Jak w temacie, byłem umówiony z dziewczyną z którą spotykałem się pół roku na kontakt czy się spotykamy czy nie danego dnia. Rano jeszcze normalnie rozmawialiśmy, ale nie nawiazywalel do tematu bo sama powiedziala ze da znać. Popoludniu napisalem do niej w koncu to jak ze spotkaniem. Nie odpisywala na wiadomosci, telefonu tez nie odbierala. Dopiero wieczorem napisala do mnie ze o co mi chodzi (napisalem wkurzonego smsa i wywalilem ja ze znajomych na fb, wiem dziecinada, emocje). Jakos sie pogodzilismy. Na nastepny dzien poprosilem ja aby mi oddala mojego pendriva, powiedziala ze wziela go do pracy nawet bo wiedziala ze bede chcial go odzyskac. Chciala popoludniu odwolac spotkanie, ale nie dalem sie zbyc. Na spotkaniu miala lzy w oczach. Wytlumaczyla mi ze byla na "piwie" i ze "zapomniala" o kontakcie. Powiedziala ze nie chce sie angazowac itp. Wydusilem z niej w sumie to bo ona "nie uzewnetrznia sie na zawolanie". Najgorsze okazalo sie kilka dni pozniej, kiedy oznajmila mi przez messengera ze chcialaby abysmy zostali przyjaciolmi, ze nigdy nie spelni moich oczekiwan. Dowiedzialem sie rowniez ze 2 dni wczesniej spotkala sie ze swoim bylym z ktorym sie nie widziala 1,5 roku (na poczatku naszej znajomosci powiedziala mi ze "kolega przyslal jej kwiaty") i to wlasnie ten od kwiatow. Ona wiedziala o moich uczuciach do niej. Miesiac wczesniej jej wszystko wylozylem. Nie odniosla sie do tego. Bylo raz milo, raz mnie odpychala. Ogolnie przez nasza znajomosc przewinal sie jeden czy drugi facet jeszcze i u mnie jedna panna. Ale i tak wiedzialem ze to jej chce i jej to wyznalem. Bylem jej wierny oprocz tego jednego wyskoku. Ogolnie bardzo dobrze sie dogadywaliśmy, lubiła ze mną spędzać czas, ja z nią, był dobry seks, wyjścia, nie poznaliśmy swoich znajomych aczkolwiek. Trudno mi sie pogodzic z rozstaniem z nią, mysle o niej choc nie widzialem jej od 2 miesiecy. Czasami piszemy do siebie. Chcialbym ja odzyskac, ale wiem ze to byloby ponizej mojej godnosci. Sytuacja patowa. Co robic, jak sobie poradzic? Nadmienię jeszcze o jej "depresji" mowila ze czasami plakala cala noc, ze zycie ja boli i dusza. Raz popłakała sie u mnie w lozku. Czuje że po prostu nigdy o nim nie zapomniała. I ze te placze to za nim, a nie chciala jego powrotu bo musial jej cos zrobic, ale jednak sie przemogla. Okazalo sie ze potem drugi raz dostala od niego kwiaty.
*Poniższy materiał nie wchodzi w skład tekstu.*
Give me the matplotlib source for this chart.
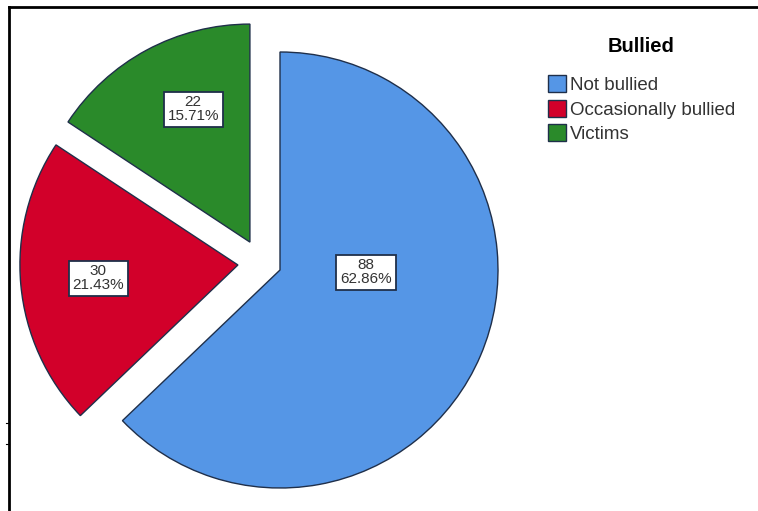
import matplotlib.pyplot as plt
from matplotlib.lines import Line2D
from matplotlib.patches import Patch

# Bullied categories (counts from the chart)
categories = ["Not bullied", "Occasionally bullied", "Victims"]
counts = [88, 30, 22]
percents = ["62.86%", "21.43%", "15.71%"]
colors = ["#5596e6", "#d2002a", "#2a8a2a"]

plt.rcParams['font.family'] = ['Liberation Sans', 'DejaVu Sans']

W, H = 758, 511
fig = plt.figure(figsize=(W / 100, H / 100), dpi=100)
ax = fig.add_axes([0, 0, 1, 1])

wedges, _ = ax.pie(counts, colors=colors, startangle=90, counterclock=False,
                   wedgeprops=dict(edgecolor="#1f2f4a", linewidth=1.0))

# pie centre at pixel (280, 270), radius 218 px
cx, cy, R = 280, 270, 218
ax.set_xlim(-cx / R, (W - cx) / R)
ax.set_ylim(-(H - cy) / R, cy / R)
ax.set_aspect('equal')
ax.axis('off')

# slice offsets (in radius units) as in the SPSS output
offsets = [(0.0, 0.0), (-0.193, 0.023), (-0.138, 0.128)]
for w, (dx, dy) in zip(wedges, offsets):
    w.set_center((dx, dy))

# label positions relative to each slice centre
label_pos = [(0.395, -0.01), (-0.64, -0.06), (-0.26, 0.61)]
for (dx, dy), (lx, ly), n, p in zip(offsets, label_pos, counts, percents):
    ax.text(dx + lx, dy + ly, f"{n}\n{p}", ha="center", va="center",
            fontsize=11, color="#333333", linespacing=0.95,
            bbox=dict(boxstyle="square,pad=0.25", fc="white",
                      ec="#1f2f4a", lw=1.3))

handles = [Patch(facecolor=c, edgecolor="#1f2f4a", lw=1.0) for c in colors]
leg = fig.legend(handles, categories, loc="upper left",
                 bbox_to_anchor=(548 / W, 1 - 37 / H), frameon=False,
                 title="Bullied", fontsize=13.5, handlelength=0.95,
                 handleheight=1.0, handletextpad=0.2, labelspacing=0.3,
                 borderaxespad=0, borderpad=0)
leg.get_title().set_fontsize(14.5)
leg.get_title().set_fontweight("bold")
leg._legend_box.sep = 14
for t in leg.get_texts():
    t.set_color("#333333")

# frame lines of the output window
fig.add_artist(Line2D([9 / W, 1], [1 - 7 / H, 1 - 7 / H], color="black", lw=2))
fig.add_artist(Line2D([9 / W, 9 / W], [0, 1 - 7 / H], color="black", lw=2))
for ty in (423, 444):
    fig.add_artist(Line2D([6 / W, 9 / W], [1 - ty / H, 1 - ty / H],
                          color="black", lw=0.8))

fig.savefig("out.png", dpi=100)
1 2017-05-10 14:12:31 Ostatnio edytowany przez typzpolski (2017-05-10 15:03:51)
Ogolnie przez nasza znajomosc przewinal sie jeden czy drugi facet jeszcze i u mnie jedna panna. Ale i tak wiedzialem ze to jej chce i jej to wyznalem. (...) Chcialbym ja odzyskac, ale wiem ze to byloby ponizej mojej godnosci. Sytuacja patowa. Co robic, jak sobie poradzic?
Dać jej spokój. Ani ty tak szczerze jej nie kochasz (stąd ta twoja panna), ani ona ciebie (stąd inni mężczyźni). Po prostu macie jakieś braki emocjonalne i chcecie "sobą" te mankamenty naprawiać. Nie tędy droga.
Tak na przyszłość nie fochaj się, bo takich ludzi niezbyt bierze się na poważnie.